* begin Available data *

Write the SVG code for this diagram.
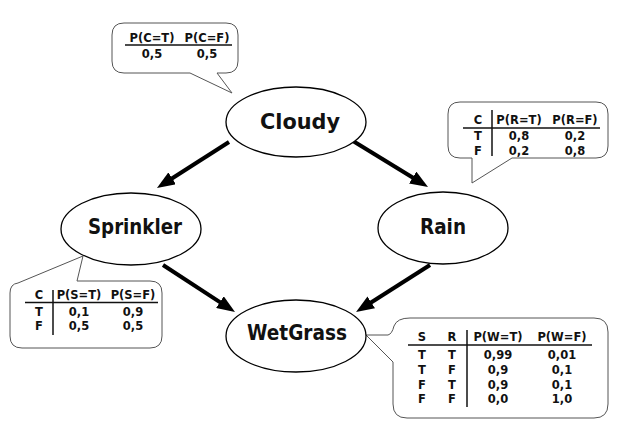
<svg xmlns="http://www.w3.org/2000/svg" width="635" height="438" viewBox="0 0 635 438">
<style>
.node{fill:#fff;stroke:#000;stroke-width:1.3}
.lbl{font-family:"DejaVu Sans",Verdana,sans-serif;font-weight:bold;font-size:21px;text-anchor:middle;fill:#111}
.call{fill:#fff;stroke:#555;stroke-width:1}
.t{font-family:"DejaVu Sans",Verdana,sans-serif;font-weight:bold;font-size:11.5px;text-anchor:middle;fill:#111}
.rule{stroke:#111;stroke-width:1.5}
.edge{stroke:#000;stroke-width:4;fill:none}
</style>
<defs>
<marker id="ah" markerUnits="userSpaceOnUse" viewBox="0 0 18 14" refX="10" refY="7" markerWidth="18" markerHeight="14" orient="auto">
<path d="M0,0 L18,7 L0,14 Z" fill="#000"/>
</marker>
</defs>
<rect width="635" height="438" fill="#fff"/>
<g id="connectors">
<line class="edge" x1="229" y1="142" x2="163.7" y2="183.7" marker-end="url(#ah)"/>
<line class="edge" x1="353" y1="141" x2="421.2" y2="182.8" marker-end="url(#ah)"/>
<line class="edge" x1="163" y1="265" x2="228.3" y2="307.6" marker-end="url(#ah)"/>
<line class="edge" x1="430" y1="265" x2="362.8" y2="307.7" marker-end="url(#ah)"/>
</g>
<g id="cpt-cloudy">
<path class="call" d="M124,23 H226 Q238,23 238,35 V61 Q238,73 226,73 H217 L232,93 L190,73 H124 Q112,73 112,61 V35 Q112,23 124,23 Z"/>
<text class="t" x="152" y="41.5">P(C=T)</text>
<text class="t" x="207" y="41.5">P(C=F)</text>
<line class="rule" x1="125" y1="45" x2="232" y2="45"/>
<text class="t" x="152" y="58">0,5</text>
<text class="t" x="207" y="58">0,5</text>
</g>
<g id="cpt-rain">
<path class="call" d="M460,102 H596 Q608,102 608,114 V146 Q608,158 596,158 H512 L472,183 L472,158 H460 Q448,158 448,146 V114 Q448,102 460,102 Z"/>
<text class="t" x="478" y="124">C</text>
<text class="t" x="519" y="124">P(R=T)</text>
<text class="t" x="575" y="124">P(R=F)</text>
<line class="rule" x1="463" y1="128" x2="600" y2="128"/>
<line class="rule" x1="492" y1="110" x2="492" y2="156"/>
<text class="t" x="478" y="140">T</text>
<text class="t" x="519" y="140">0,8</text>
<text class="t" x="575" y="140">0,2</text>
<text class="t" x="478" y="155">F</text>
<text class="t" x="519" y="155">0,2</text>
<text class="t" x="575" y="155">0,8</text>
</g>
<g id="cpt-sprinkler">
<path class="call" d="M18,283 L83,256 L77,281 H150 Q162,281 162,293 V336 Q162,348 150,348 H22 Q10,348 10,336 V293 Q10,284 18,283 Z"/>
<text class="t" x="39" y="299">C</text>
<text class="t" x="79" y="299">P(S=T)</text>
<text class="t" x="133" y="299">P(S=F)</text>
<line class="rule" x1="25" y1="302.5" x2="158" y2="302.5"/>
<line class="rule" x1="53" y1="290" x2="53" y2="335"/>
<text class="t" x="39" y="316">T</text>
<text class="t" x="79" y="316">0,1</text>
<text class="t" x="133" y="316">0,9</text>
<text class="t" x="39" y="330">F</text>
<text class="t" x="79" y="330">0,5</text>
<text class="t" x="133" y="330">0,5</text>
</g>
<g id="cpt-wetgrass">
<path class="call" d="M366,335 H388 Q392,334 394,326 Q397,318 410,318 H594 Q608,318 608,332 V404 Q608,418 594,418 H407 Q393,418 393,404 V362 Z"/>
<text class="t" x="422" y="341">S</text>
<text class="t" x="452" y="341">R</text>
<text class="t" x="498" y="341">P(W=T)</text>
<text class="t" x="562" y="341">P(W=F)</text>
<line class="rule" x1="408" y1="345" x2="592" y2="345"/>
<line class="rule" x1="467" y1="330" x2="467" y2="407"/>
<text class="t" x="422" y="359">T</text><text class="t" x="452" y="359">T</text><text class="t" x="498" y="359">0,99</text><text class="t" x="562" y="359">0,01</text>
<text class="t" x="422" y="374">T</text><text class="t" x="452" y="374">F</text><text class="t" x="498" y="374">0,9</text><text class="t" x="562" y="374">0,1</text>
<text class="t" x="422" y="388.5">F</text><text class="t" x="452" y="388.5">T</text><text class="t" x="498" y="388.5">0,9</text><text class="t" x="562" y="388.5">0,1</text>
<text class="t" x="422" y="403">F</text><text class="t" x="452" y="403">F</text><text class="t" x="498" y="403">0,0</text><text class="t" x="562" y="403">1,0</text>
</g>
<g id="node-cloudy">
<ellipse class="node" cx="296" cy="122" rx="70" ry="35"/>
<text class="lbl" x="300" y="129" textLength="80" lengthAdjust="spacingAndGlyphs">Cloudy</text>
</g>
<g id="node-sprinkler">
<ellipse class="node" cx="131" cy="229" rx="70" ry="36"/>
<text class="lbl" x="135" y="234" textLength="94" lengthAdjust="spacingAndGlyphs">Sprinkler</text>
</g>
<g id="node-rain">
<ellipse class="node" cx="443" cy="228" rx="65" ry="36"/>
<text class="lbl" x="443" y="234" textLength="46" lengthAdjust="spacingAndGlyphs">Rain</text>
</g>
<g id="node-wetgrass">
<ellipse class="node" cx="296" cy="336" rx="70" ry="36"/>
<text class="lbl" x="297" y="340" textLength="100" lengthAdjust="spacingAndGlyphs">WetGrass</text>
</g>
</svg>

* end Available data *

▶ [Requirements]: Images should not appear in the copy; retype the listing above exactly.

▶ [The solution]:
Write the SVG code for this diagram.
<svg xmlns="http://www.w3.org/2000/svg" width="635" height="438" viewBox="0 0 635 438">
<style>
.node{fill:#fff;stroke:#000;stroke-width:1.3}
.lbl{font-family:"DejaVu Sans",Verdana,sans-serif;font-weight:bold;font-size:21px;text-anchor:middle;fill:#111}
.call{fill:#fff;stroke:#555;stroke-width:1}
.t{font-family:"DejaVu Sans",Verdana,sans-serif;font-weight:bold;font-size:11.5px;text-anchor:middle;fill:#111}
.rule{stroke:#111;stroke-width:1.5}
.edge{stroke:#000;stroke-width:4;fill:none}
</style>
<defs>
<marker id="ah" markerUnits="userSpaceOnUse" viewBox="0 0 18 14" refX="10" refY="7" markerWidth="18" markerHeight="14" orient="auto">
<path d="M0,0 L18,7 L0,14 Z" fill="#000"/>
</marker>
</defs>
<rect width="635" height="438" fill="#fff"/>
<g id="connectors">
<line class="edge" x1="229" y1="142" x2="163.7" y2="183.7" marker-end="url(#ah)"/>
<line class="edge" x1="353" y1="141" x2="421.2" y2="182.8" marker-end="url(#ah)"/>
<line class="edge" x1="163" y1="265" x2="228.3" y2="307.6" marker-end="url(#ah)"/>
<line class="edge" x1="430" y1="265" x2="362.8" y2="307.7" marker-end="url(#ah)"/>
</g>
<g id="cpt-cloudy">
<path class="call" d="M124,23 H226 Q238,23 238,35 V61 Q238,73 226,73 H217 L232,93 L190,73 H124 Q112,73 112,61 V35 Q112,23 124,23 Z"/>
<text class="t" x="152" y="41.5">P(C=T)</text>
<text class="t" x="207" y="41.5">P(C=F)</text>
<line class="rule" x1="125" y1="45" x2="232" y2="45"/>
<text class="t" x="152" y="58">0,5</text>
<text class="t" x="207" y="58">0,5</text>
</g>
<g id="cpt-rain">
<path class="call" d="M460,102 H596 Q608,102 608,114 V146 Q608,158 596,158 H512 L472,183 L472,158 H460 Q448,158 448,146 V114 Q448,102 460,102 Z"/>
<text class="t" x="478" y="124">C</text>
<text class="t" x="519" y="124">P(R=T)</text>
<text class="t" x="575" y="124">P(R=F)</text>
<line class="rule" x1="463" y1="128" x2="600" y2="128"/>
<line class="rule" x1="492" y1="110" x2="492" y2="156"/>
<text class="t" x="478" y="140">T</text>
<text class="t" x="519" y="140">0,8</text>
<text class="t" x="575" y="140">0,2</text>
<text class="t" x="478" y="155">F</text>
<text class="t" x="519" y="155">0,2</text>
<text class="t" x="575" y="155">0,8</text>
</g>
<g id="cpt-sprinkler">
<path class="call" d="M18,283 L83,256 L77,281 H150 Q162,281 162,293 V336 Q162,348 150,348 H22 Q10,348 10,336 V293 Q10,284 18,283 Z"/>
<text class="t" x="39" y="299">C</text>
<text class="t" x="79" y="299">P(S=T)</text>
<text class="t" x="133" y="299">P(S=F)</text>
<line class="rule" x1="25" y1="302.5" x2="158" y2="302.5"/>
<line class="rule" x1="53" y1="290" x2="53" y2="335"/>
<text class="t" x="39" y="316">T</text>
<text class="t" x="79" y="316">0,1</text>
<text class="t" x="133" y="316">0,9</text>
<text class="t" x="39" y="330">F</text>
<text class="t" x="79" y="330">0,5</text>
<text class="t" x="133" y="330">0,5</text>
</g>
<g id="cpt-wetgrass">
<path class="call" d="M366,335 H388 Q392,334 394,326 Q397,318 410,318 H594 Q608,318 608,332 V404 Q608,418 594,418 H407 Q393,418 393,404 V362 Z"/>
<text class="t" x="422" y="341">S</text>
<text class="t" x="452" y="341">R</text>
<text class="t" x="498" y="341">P(W=T)</text>
<text class="t" x="562" y="341">P(W=F)</text>
<line class="rule" x1="408" y1="345" x2="592" y2="345"/>
<line class="rule" x1="467" y1="330" x2="467" y2="407"/>
<text class="t" x="422" y="359">T</text><text class="t" x="452" y="359">T</text><text class="t" x="498" y="359">0,99</text><text class="t" x="562" y="359">0,01</text>
<text class="t" x="422" y="374">T</text><text class="t" x="452" y="374">F</text><text class="t" x="498" y="374">0,9</text><text class="t" x="562" y="374">0,1</text>
<text class="t" x="422" y="388.5">F</text><text class="t" x="452" y="388.5">T</text><text class="t" x="498" y="388.5">0,9</text><text class="t" x="562" y="388.5">0,1</text>
<text class="t" x="422" y="403">F</text><text class="t" x="452" y="403">F</text><text class="t" x="498" y="403">0,0</text><text class="t" x="562" y="403">1,0</text>
</g>
<g id="node-cloudy">
<ellipse class="node" cx="296" cy="122" rx="70" ry="35"/>
<text class="lbl" x="300" y="129" textLength="80" lengthAdjust="spacingAndGlyphs">Cloudy</text>
</g>
<g id="node-sprinkler">
<ellipse class="node" cx="131" cy="229" rx="70" ry="36"/>
<text class="lbl" x="135" y="234" textLength="94" lengthAdjust="spacingAndGlyphs">Sprinkler</text>
</g>
<g id="node-rain">
<ellipse class="node" cx="443" cy="228" rx="65" ry="36"/>
<text class="lbl" x="443" y="234" textLength="46" lengthAdjust="spacingAndGlyphs">Rain</text>
</g>
<g id="node-wetgrass">
<ellipse class="node" cx="296" cy="336" rx="70" ry="36"/>
<text class="lbl" x="297" y="340" textLength="100" lengthAdjust="spacingAndGlyphs">WetGrass</text>
</g>
</svg>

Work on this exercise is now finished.